Pastoral Care, Control & Covid-19

I remember going away on a silent retreat three years ago. A friend had put the weekend together, so I recruited half a dozen young adults from our community and took them along. Each of them came with different spiritual and emotional baggage. One was in the trenches of a mental health crisis, another in the aftermath of a relationship breakdown, another carrying the pain of a missing parent most of their life.

As we entered into two days of silence, these pastoral concerns were amplified in my mind. I knew it would be tough for some of them. What would the silence offer them as they sat with these places of pain, and how would they process it? As a leader, I found my favourite tool - my voice - would no longer be there to comfort or counsel. I had to enter into a deeper place of trust with God, knowing that in the silence he would have to catch them where my words or arms could not. 
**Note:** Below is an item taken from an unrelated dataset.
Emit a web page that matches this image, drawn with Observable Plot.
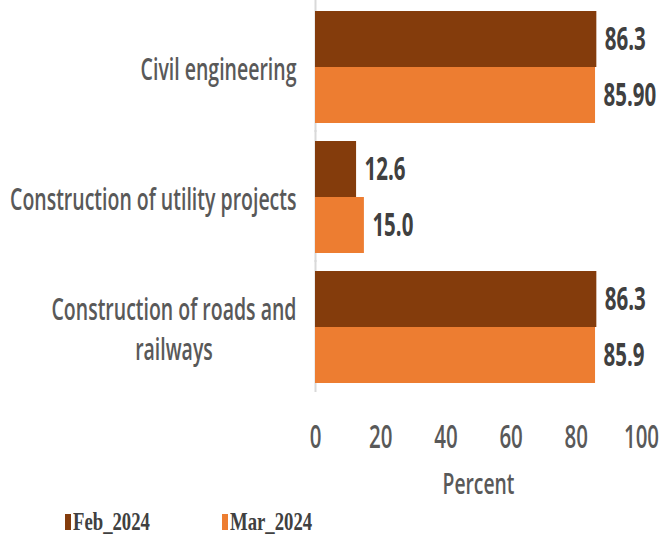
<!DOCTYPE html>
<html>
<head>
<meta charset="utf-8">
<script src="https://cdn.jsdelivr.net/npm/d3@7"></script>
<script src="https://cdn.jsdelivr.net/npm/@observablehq/plot@0.6"></script>
<style>
  body { margin: 0; background: white; }
  #chart { width: 669px; }
  #legend { display: flex; height: 34px; align-items: center; padding-left: 65px;
    font-family: 'Liberation Serif', 'Times New Roman', serif; font-weight: bold; font-size: 26px; color: #404040; }
  .item { width: 157px; display: flex; align-items: center; }
  .sw { width: 6px; height: 16px; margin-right: 2px; flex: none; }
  .lab { display: inline-block; transform: scaleX(0.72); transform-origin: left center; white-space: nowrap; }
</style>
</head>
<body>
<div id="chart"></div>
<script>
const categories = ["Civil engineering", "Construction of utility projects", "Construction of roads and railways"];
const catLabels = ["Civil engineering", "Construction of utility projects", "Construction of roads and\nrailways"];
const series = ["Feb_2024", "Mar_2024"];
const febValues = [86.3, 12.6, 86.3];
const marValues = [85.9, 15.0, 85.9];
const febLabels = ["86.3", "12.6", "86.3"];
const marLabels = ["85.90", "15.0", "85.9"];
const xTicks = [0, 20, 40, 60, 80, 100];
const colors = ["#843C0C", "#ED7D31"];
const xLabel = "Percent";

const rows = categories.flatMap((c, i) => [
  {category: c, series: series[0], value: febValues[i], label: febLabels[i]},
  {category: c, series: series[1], value: marValues[i], label: marLabels[i]}
]);

const chart = Plot.plot({
  width: 669, height: 505,
  marginLeft: 315, marginRight: 28, marginTop: 10, marginBottom: 122,
  style: {fontFamily: "'Open Sans', sans-serif", background: "white", overflow: "visible"},
  x: {domain: [0, 100]},
  y: {domain: series, padding: 0, axis: null},
  fy: {domain: categories, paddingInner: 0.134, paddingOuter: 0, axis: null},
  color: {domain: series, range: colors},
  marks: [
    Plot.ruleX([0], {stroke: "#d9d9d9", strokeWidth: 2, insetTop: -10, insetBottom: -9}),
    Plot.barX(rows, {fy: "category", y: "series", x: "value", fill: "series"}),
    Plot.text(rows, {fy: "category", y: "series", x: "value", text: "label", dx: 8, textAnchor: "start",
      fontSize: 32, fontWeight: 700, fill: "#404040"}),
    Plot.text(categories, {fy: d => d, text: (d, i) => catLabels[i], frameAnchor: "left", textAnchor: "end",
      dx: -19, fontSize: 30, lineHeight: 1.33, fill: "#595959", fontWeight: 600}),
    Plot.axisX({ticks: xTicks, tickSize: 0, tickPadding: 42, fontSize: 32, fontWeight: 600, color: "#595959",
      label: xLabel, labelAnchor: "center", labelArrow: "none", labelOffset: 110})
  ]
});
document.getElementById("chart").appendChild(chart);

function squeezeEl(t, sx) {
  const tr = t.getAttribute("transform") || "";
  t.setAttribute("transform", tr + ` scale(${sx},1)`);
}
const valueSet = new Set([...febLabels, ...marLabels]);
chart.querySelectorAll('g[aria-label="text"] text').forEach(t => {
  if (valueSet.has(t.textContent)) {
    squeezeEl(t, 0.64);
  } else {
    const spans = t.querySelectorAll("tspan");
    if (spans.length > 1) {
      const w = Array.from(spans, s => s.getComputedTextLength());
      const W = Math.max(...w);
      spans.forEach((s, i) => s.setAttribute("x", -(W - w[i]) / 2));
    }
    squeezeEl(t, 0.65);
  }
});
chart.querySelectorAll('g[aria-label="x-axis tick label"] text').forEach(t => squeezeEl(t, 0.64));
chart.querySelectorAll('g[aria-label="x-axis label"] text').forEach(t => { t.setAttribute("font-size", 28); squeezeEl(t, 0.69); });

// legend
const legend = d3.select("body").append("div").attr("id", "legend");
series.forEach((s, i) => {
  const it = legend.append("div").attr("class", "item");
  it.append("span").attr("class", "sw").style("background", colors[i]);
  it.append("span").attr("class", "lab").text(s);
});
</script>
</body>
</html>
Lockdown took me back to this place again. As a shepherd, I found my flock dispersed across the hills of Wellington, with no crook to draw them back together. They would have to remain alone in the pastures, perhaps hearing me call occasionally in the distance over zoom or an email. 

One of the hardest people not to see was a young woman who was in acute mental health distress as we entered level 4. Her housing situation was volatile, and substance abuse had become her way of anaesthetising a series of powerful and painful internal challenges. All many of us could do was call from a distance, and commit her into the grace of God. I felt helpless to comfort her and control this volatile situation.
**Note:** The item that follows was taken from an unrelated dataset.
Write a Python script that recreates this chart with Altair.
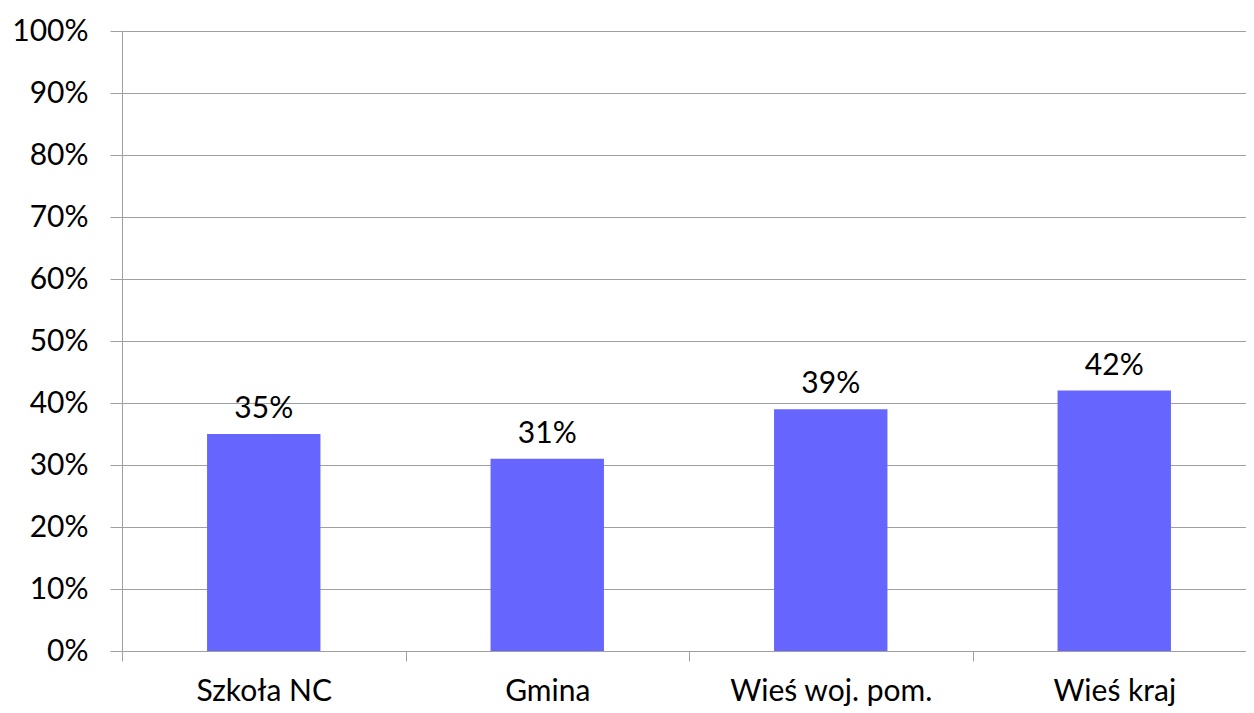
import altair as alt
import pandas as pd

categories = ["Szkoła NC", "Gmina", "Wieś woj. pom.", "Wieś kraj"]
values = [0.35, 0.31, 0.39, 0.42]
labels = ["35%", "31%", "39%", "42%"]

df = pd.DataFrame({"cat": categories, "val": values, "lab": labels})

FONT = "Lato"
FS = 30
GRID = "#a0a0a0"

x = alt.X("cat:N", sort=categories, title=None,
          scale=alt.Scale(paddingInner=0, paddingOuter=0, range=[0, 1134]),
          axis=alt.Axis(labelAngle=0, tickBand="extent", ticks=True, tickSize=10,
                        tickColor=GRID, domainColor=GRID, labelFont=FONT,
                        labelFontSize=FS, labelColor="black", labelPadding=15,
                        labelLimit=0, grid=False))
y = alt.Y("val:Q", title=None,
          scale=alt.Scale(domain=[0, 1], nice=False),
          axis=alt.Axis(values=[i / 10 for i in range(11)], format=".0%",
                        grid=True, gridColor=GRID, tickColor=GRID, domainColor=GRID,
                        tickSize=12, labelPadding=22, labelFont=FONT, labelFontSize=FS,
                        labelColor="black"))

bars = alt.Chart(df).mark_bar(color="#6666ff", width=alt.RelativeBandSize(0.4)).encode(x=x, y=y)
text = alt.Chart(df).mark_text(baseline="bottom", dy=-10, font=FONT, fontSize=FS,
                               color="black").encode(x=alt.X("cat:N", sort=categories),
                                                     y="val:Q", text="lab:N")

chart = alt.layer(bars, text).properties(
    width=1124, height=620,
    padding={"left": 114, "top": 23, "right": 0, "bottom": 56},
    autosize=alt.AutoSizeParams(type="none"),
).configure_view(stroke=None)

chart.save("out.html", embed_options={"renderer": "svg", "actions": False})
And yet I shouldn’t have been surprised when God was adequate to the task. Where we could not speak, Jesus spoke. Where we could not hold, Jesus held. Where we could not reach her, Jesus reached her deeply. It turned out we were all much less essential than we thought we were. 

For many of us, Covid-19 created an interesting set of dilemmas for how best to care for people. But the greatest challenge to me was to realise I had spent too much time occupying the place of Christ. Rescuing people so eagerly and so often that I failed to allow the arms of God to be their greatest and most satisfying place of rest, refuge and sanctuary. 

I can be a good friend to people, but I make a lousy Jesus.

And as we all examine the many ways we do congregational worship differently post-lockdown, perhaps it is time for an honest reassessment of how we care for our communities of faith.

Are we caring for those around us because they need it, or is it because we need it? Are we pastoring in such a way as to lead our people into the arms of Christ, or is there some part of us which has mistaken our own hands for the hands of God? Was there a gift of lockdown that allows us to care even more wholeheartedly, but somehow to also hold more loosely so that Christ may do the true holding?

Not all caring actions are grounded in the care of Christ, and not all apparent acts of kindness are inherently loving. My prayer is that, as the People of God, we will grow ever softer towards God and our neighbours, and yet always yield the place of true salvation back to our Saviour.